Ken Edwards’ Top 5 for 2018 11th December 2018 – Posted in: Blog

Every year we ask Unthank authors to compile an end-of-year list from the books they have read that year, one refreshingly unconstrained to books published in 2018. Any bibliophile worth his or her salts is an omnivore. We don’t just read what everyone is chattering about. What we choose to read, and when, may offer us a revelation of how things are, taking us on a journey through the corridors and byways our imaginations, emotions and fears have drawn us to unwillingly. The first in our seasonal series this year is Ken Edwards


M John Harrison: You Should Come With Me Now

M John Harrison is one of those writers (another being China Miéville) whose reputation was made in the SF genre but whose scope is much wider and deeper. This is his latest collection of stories, alternating one-page flash fictions with longer pieces. It’s subtitled “Stories of Ghosts.” In the first of the longer ones, “In Autotelia”, people grumble in familiar terms on the train: “That’s nice, innit? Chaos, innit?” inadequately masking the reality of the dystopia in which the narrative takes place. The ghosts are never named, the horror is below the surface.

Werner Herzog: On Walking In Ice

Picked this up by accident at a second-hand bookstall, purely because I love Herzog’s films. What a find. A very short book, describing the author’s three-week walk from Munich to Paris in 1974, mostly in the snow, after hearing his mentor, the film-maker Lotte Eisner, was dying there. Very weird. Impossible to distinguish between the reality of the gruelling journey and the traveller’s dreams.

Laszlo Krasznahorkai: Seiobo There Below

I’ve been a fan of Krasznahorkai ever since I saw Bela Tarr’s film Werckmeister Harmonies, based on his novel The Melancholy of Resistance, a rare case of a film adaptation equalling the stature of the original book. This one’s a collection of seventeen pieces – stories, prose poems, essays, whatever – numbered from 1 to 2584 in the Fibonacci series. As with Proust, don’t be put off by the length of the sentences and paragraphs; before long, you will be attuned to their rhythms, and the meanings they assemble will start to clarify.

Gustave Flaubert: Three Tales

For some reason, this is the one major Flaubert work I’ve missed out on all these years. There is no particular reason why I didn’t get around to it until this year; I just didn’t. A late work: three long-short stories of very different character from someone I regard as the first modern prose writer.

David Bromige: If Wants to Be the Same As Is

The Herzog is the shortest book in my selection, this is by far the longest. I know something of the history: the inestimable British-born, California-resident poet David Bromige wanted my press, Reality Street, to publish his Collected Poems. After he died in 2009, I did my best to make this a reality, but the project had already defeated me by the time I called time on the press, and I was happy to hand it over to Vancouver-based New Star Books.

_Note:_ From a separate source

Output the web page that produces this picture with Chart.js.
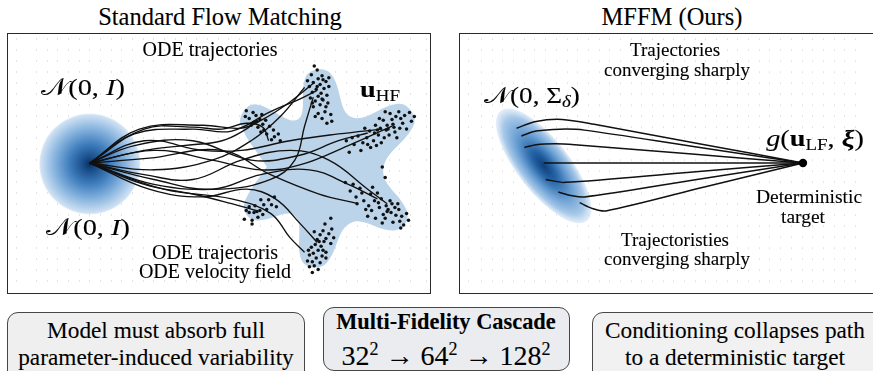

What has emerged is a magnificent 600-page book, edited by Ron Silliman, Bob Perelman and Jack Krick, which covers about half David’s oeuvre. I regard him as the best of the Language poets, and he wasn’t even a member of the movement and took the piss out of it at times. The 1980 sequence “My Poetry”, long out of print in book form, is published here in its entirety and is worth the price on its own.


Ken Edwards’ most recent book is a book with no name (Shearsman, 2016). Country Life was published by Unthank in 2015.